What appeals to me is the post-apocalyptic ideas and what people have to do to survive. It’s kind of amazing how addicted we are to a consumer world where everything is delivered to us and ready on demand. How screwed would most of us be if suddenly we couldn’t pick up groceries? If we couldn’t rush out to a restaurant for dinner? If water stopped magically coming out of the tap? (And yes, I’d be screwed right along with you–I’m not trying to point fingers. I can barely go a day without a pop.)

The difficulty of these stories, of course, is that we don’t live in a post-apocalyptic world and we don’t have to make those kind of decisions. We don’t have to get by with less. We don’t have to ration our food. We don’t have to save our water. We don’t have to be careful about our energy usage.

And I’m not suggesting we live that way. There’s something a little creepy about the guy stockpiling supplies in a bomb shelter. But there is something about getting by with less, about not being wasteful. It’s interesting how the “green” or “crunchy” people would have a better chance of survival in a post-apocalyptic world (something I’ve yet to see portrayed, and am frankly surprised hasn’t come up in Jericho). Equally as interesting that the hunters and NRA folks would also fair well. We’d be dependent on our extreme right- and left-wing nutcases.

I guess it really hits home for me when I think about the rest of the world. Certainly we have everything on demand–clothing, food, energy–but it’s not that way around the world. Very few places today would resemble a post-apocalyptic world, but there are certainly places where food or clothing or energy is not so readily available, or at least not affordable for the people who need it.

Suddenly the post-apocalyptic world comes to life and it’s a question of whether we’re going to help those who need help, or leave them outside with the mutants and scavengers. It’s tempting to play the hero who must save himself and look past those bleeding on the side of the road. But those heroes either end up dying or having a change of heart. And since we’re not in a post-apocalyptic world, self-preservation doesn’t have to come at the cost of the least, the last and the lost.

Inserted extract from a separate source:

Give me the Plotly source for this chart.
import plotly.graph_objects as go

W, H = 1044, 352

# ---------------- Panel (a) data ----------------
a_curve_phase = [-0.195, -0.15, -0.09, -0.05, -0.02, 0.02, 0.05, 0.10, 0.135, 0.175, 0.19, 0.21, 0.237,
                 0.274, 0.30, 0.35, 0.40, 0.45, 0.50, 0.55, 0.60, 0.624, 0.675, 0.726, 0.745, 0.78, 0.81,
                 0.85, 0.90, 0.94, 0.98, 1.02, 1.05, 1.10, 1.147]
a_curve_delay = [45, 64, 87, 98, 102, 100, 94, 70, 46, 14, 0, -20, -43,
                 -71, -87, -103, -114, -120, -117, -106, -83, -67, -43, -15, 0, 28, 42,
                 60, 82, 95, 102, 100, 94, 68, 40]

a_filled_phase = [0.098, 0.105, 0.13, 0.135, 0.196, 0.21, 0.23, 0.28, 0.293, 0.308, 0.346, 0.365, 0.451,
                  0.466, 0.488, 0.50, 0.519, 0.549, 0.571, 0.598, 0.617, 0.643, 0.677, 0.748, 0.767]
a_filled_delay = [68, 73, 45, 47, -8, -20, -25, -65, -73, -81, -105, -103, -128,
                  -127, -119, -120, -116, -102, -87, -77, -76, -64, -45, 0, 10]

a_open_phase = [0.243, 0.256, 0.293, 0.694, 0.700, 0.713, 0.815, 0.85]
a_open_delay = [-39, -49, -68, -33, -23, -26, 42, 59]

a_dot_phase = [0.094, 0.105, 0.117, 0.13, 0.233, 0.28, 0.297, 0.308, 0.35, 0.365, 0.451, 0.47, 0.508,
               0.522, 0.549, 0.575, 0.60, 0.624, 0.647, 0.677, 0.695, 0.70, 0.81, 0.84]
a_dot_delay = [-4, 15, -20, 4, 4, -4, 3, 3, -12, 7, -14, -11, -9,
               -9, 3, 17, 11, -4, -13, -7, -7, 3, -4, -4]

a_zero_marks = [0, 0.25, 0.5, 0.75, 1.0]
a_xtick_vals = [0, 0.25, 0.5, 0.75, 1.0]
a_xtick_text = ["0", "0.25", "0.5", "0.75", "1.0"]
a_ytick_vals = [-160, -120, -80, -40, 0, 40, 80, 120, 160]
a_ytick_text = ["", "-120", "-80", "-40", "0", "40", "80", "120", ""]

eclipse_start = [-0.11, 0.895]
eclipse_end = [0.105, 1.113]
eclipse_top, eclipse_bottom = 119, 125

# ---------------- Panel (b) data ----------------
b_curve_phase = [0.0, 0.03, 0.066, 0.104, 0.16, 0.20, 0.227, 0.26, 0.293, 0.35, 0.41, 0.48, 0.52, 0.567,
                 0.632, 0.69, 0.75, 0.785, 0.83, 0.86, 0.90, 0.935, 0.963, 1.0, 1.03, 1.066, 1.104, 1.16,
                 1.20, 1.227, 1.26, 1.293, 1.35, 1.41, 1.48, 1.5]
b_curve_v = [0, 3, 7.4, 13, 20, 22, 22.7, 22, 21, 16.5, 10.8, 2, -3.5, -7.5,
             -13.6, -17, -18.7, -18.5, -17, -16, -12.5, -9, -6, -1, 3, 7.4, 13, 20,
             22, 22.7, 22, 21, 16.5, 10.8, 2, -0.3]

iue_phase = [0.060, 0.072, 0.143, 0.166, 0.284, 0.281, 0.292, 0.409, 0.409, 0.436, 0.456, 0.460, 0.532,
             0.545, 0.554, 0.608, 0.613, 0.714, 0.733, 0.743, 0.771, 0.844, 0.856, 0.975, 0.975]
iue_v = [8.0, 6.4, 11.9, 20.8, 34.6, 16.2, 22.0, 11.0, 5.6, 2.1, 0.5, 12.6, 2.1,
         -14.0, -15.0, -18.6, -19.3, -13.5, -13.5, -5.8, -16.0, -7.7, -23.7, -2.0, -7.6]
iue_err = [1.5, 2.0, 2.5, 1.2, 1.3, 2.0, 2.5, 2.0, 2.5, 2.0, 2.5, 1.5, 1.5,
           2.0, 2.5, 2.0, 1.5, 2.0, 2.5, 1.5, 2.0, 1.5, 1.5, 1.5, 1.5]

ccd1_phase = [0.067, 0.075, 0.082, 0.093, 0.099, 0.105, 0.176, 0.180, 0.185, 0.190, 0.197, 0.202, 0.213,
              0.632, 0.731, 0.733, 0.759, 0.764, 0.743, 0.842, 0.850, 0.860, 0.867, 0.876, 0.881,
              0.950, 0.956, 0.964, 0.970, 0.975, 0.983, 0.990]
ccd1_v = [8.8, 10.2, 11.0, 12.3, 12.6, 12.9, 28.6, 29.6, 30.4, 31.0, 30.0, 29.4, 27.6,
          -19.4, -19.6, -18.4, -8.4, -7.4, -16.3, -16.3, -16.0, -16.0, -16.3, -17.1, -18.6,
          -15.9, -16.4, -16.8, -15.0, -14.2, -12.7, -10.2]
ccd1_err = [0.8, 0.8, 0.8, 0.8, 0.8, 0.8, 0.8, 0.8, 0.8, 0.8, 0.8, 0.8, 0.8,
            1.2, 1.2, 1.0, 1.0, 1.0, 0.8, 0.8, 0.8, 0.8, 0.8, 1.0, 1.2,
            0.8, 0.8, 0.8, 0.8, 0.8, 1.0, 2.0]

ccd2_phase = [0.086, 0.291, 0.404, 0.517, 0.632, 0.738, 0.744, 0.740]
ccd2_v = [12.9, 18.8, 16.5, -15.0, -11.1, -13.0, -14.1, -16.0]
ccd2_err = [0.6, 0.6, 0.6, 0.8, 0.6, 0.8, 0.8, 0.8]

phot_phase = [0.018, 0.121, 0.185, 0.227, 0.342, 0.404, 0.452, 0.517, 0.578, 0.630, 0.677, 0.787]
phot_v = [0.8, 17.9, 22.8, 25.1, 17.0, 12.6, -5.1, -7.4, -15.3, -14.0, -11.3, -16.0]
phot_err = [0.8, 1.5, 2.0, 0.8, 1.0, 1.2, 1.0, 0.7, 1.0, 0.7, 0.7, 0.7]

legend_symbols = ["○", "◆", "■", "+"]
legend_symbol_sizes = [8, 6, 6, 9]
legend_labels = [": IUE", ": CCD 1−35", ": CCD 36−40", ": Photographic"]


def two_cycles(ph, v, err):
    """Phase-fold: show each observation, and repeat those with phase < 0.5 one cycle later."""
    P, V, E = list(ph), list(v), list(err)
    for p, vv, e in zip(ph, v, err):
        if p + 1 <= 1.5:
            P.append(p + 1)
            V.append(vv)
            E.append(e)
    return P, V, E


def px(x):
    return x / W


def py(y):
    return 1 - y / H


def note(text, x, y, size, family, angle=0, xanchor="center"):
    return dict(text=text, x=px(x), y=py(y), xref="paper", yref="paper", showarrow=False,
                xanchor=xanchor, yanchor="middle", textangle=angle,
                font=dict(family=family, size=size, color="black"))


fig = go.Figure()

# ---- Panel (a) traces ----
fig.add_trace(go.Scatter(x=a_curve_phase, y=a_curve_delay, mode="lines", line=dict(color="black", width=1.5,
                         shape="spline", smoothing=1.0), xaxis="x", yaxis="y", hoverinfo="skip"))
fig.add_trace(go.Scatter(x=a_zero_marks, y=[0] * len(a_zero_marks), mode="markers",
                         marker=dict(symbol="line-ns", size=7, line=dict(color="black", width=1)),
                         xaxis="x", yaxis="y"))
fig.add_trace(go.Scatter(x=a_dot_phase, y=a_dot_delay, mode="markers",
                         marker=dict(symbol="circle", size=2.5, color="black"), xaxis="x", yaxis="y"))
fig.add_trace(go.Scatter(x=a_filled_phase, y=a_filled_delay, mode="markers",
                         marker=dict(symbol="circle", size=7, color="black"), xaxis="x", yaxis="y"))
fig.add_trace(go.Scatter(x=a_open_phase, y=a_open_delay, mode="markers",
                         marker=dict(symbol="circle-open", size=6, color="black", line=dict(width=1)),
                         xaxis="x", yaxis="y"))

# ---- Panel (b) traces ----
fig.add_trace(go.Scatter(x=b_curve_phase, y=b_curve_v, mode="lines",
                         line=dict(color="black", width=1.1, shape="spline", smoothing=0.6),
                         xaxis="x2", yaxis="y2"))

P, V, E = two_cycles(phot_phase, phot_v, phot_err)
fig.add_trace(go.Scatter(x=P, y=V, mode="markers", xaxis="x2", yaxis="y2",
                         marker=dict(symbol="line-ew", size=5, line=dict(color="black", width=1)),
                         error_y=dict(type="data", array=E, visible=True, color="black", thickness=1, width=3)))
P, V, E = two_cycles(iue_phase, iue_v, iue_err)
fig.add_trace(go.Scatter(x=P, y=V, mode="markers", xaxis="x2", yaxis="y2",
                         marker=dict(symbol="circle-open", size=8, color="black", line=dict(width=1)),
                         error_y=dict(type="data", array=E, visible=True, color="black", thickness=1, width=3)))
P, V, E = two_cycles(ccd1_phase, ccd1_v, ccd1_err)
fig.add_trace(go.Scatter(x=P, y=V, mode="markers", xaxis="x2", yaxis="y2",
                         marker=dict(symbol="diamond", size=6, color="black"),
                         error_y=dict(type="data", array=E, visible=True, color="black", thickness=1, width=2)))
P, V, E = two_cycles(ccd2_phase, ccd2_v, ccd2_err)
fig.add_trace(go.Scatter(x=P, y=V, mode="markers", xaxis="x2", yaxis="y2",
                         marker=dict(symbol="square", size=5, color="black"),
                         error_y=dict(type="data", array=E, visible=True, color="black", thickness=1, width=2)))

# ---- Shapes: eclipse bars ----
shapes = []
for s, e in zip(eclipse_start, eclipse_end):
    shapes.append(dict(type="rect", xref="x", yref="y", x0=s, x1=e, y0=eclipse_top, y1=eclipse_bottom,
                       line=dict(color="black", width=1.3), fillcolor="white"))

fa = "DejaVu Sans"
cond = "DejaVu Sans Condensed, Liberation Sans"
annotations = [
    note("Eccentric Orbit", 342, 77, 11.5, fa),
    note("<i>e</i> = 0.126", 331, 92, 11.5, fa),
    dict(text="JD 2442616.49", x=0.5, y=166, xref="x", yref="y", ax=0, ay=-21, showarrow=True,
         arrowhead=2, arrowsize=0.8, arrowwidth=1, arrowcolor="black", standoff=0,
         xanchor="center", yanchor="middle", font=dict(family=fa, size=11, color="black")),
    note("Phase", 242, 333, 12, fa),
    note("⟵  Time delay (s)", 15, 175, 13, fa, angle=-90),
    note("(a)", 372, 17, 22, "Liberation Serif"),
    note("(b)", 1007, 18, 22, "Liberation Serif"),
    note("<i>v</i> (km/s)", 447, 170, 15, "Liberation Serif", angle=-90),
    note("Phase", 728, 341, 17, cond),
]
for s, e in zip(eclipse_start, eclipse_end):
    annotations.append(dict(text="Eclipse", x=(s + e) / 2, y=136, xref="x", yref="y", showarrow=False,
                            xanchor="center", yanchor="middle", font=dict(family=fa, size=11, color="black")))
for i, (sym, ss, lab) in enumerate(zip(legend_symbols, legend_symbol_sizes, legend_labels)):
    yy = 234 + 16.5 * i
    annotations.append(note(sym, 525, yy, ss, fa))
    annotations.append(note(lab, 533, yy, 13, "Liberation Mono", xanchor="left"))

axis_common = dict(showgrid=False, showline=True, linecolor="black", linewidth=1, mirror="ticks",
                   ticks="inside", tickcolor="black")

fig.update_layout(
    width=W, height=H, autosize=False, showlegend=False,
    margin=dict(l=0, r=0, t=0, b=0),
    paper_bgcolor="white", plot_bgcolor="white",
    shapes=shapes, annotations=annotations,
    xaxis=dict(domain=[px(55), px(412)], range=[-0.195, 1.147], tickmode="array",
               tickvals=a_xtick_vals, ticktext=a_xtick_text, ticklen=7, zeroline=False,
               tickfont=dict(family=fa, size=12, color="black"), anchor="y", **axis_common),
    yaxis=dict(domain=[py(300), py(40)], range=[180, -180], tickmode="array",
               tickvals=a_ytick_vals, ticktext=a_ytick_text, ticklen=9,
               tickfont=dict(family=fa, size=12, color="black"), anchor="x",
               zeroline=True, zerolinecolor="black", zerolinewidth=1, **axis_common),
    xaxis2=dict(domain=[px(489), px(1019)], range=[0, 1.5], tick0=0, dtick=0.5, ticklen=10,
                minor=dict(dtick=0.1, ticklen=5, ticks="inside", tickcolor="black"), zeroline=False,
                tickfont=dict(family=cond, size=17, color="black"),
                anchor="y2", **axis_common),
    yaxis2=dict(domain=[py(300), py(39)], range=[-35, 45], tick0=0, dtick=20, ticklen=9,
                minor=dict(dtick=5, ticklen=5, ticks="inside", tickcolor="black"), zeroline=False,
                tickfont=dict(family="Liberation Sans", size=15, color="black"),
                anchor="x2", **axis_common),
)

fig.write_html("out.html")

Post-apocalyptic fiction is about discovering humanity when everything else is stripped away. When you take away all the stuff, who are we? What are we made of? I guess as we drown in more and more stuff it becomes more and more important to ask those questions.

One thought on “Post-Apocalyptic Stories & Jericho”

  1. Jericho started interestingly, but ended up just plain silly IMO (trying to be too much like Lost and not being a PA story)… the second series was a real farce and squandered a rare chance for a tv show by returning things nearly to normal.

    Jeremiah was the far superior series, and definitely worth a look if you like PA stuff (and contrary to what some folks will tell you, it actually DOES have an “ending”, as long as you can find the entire second series).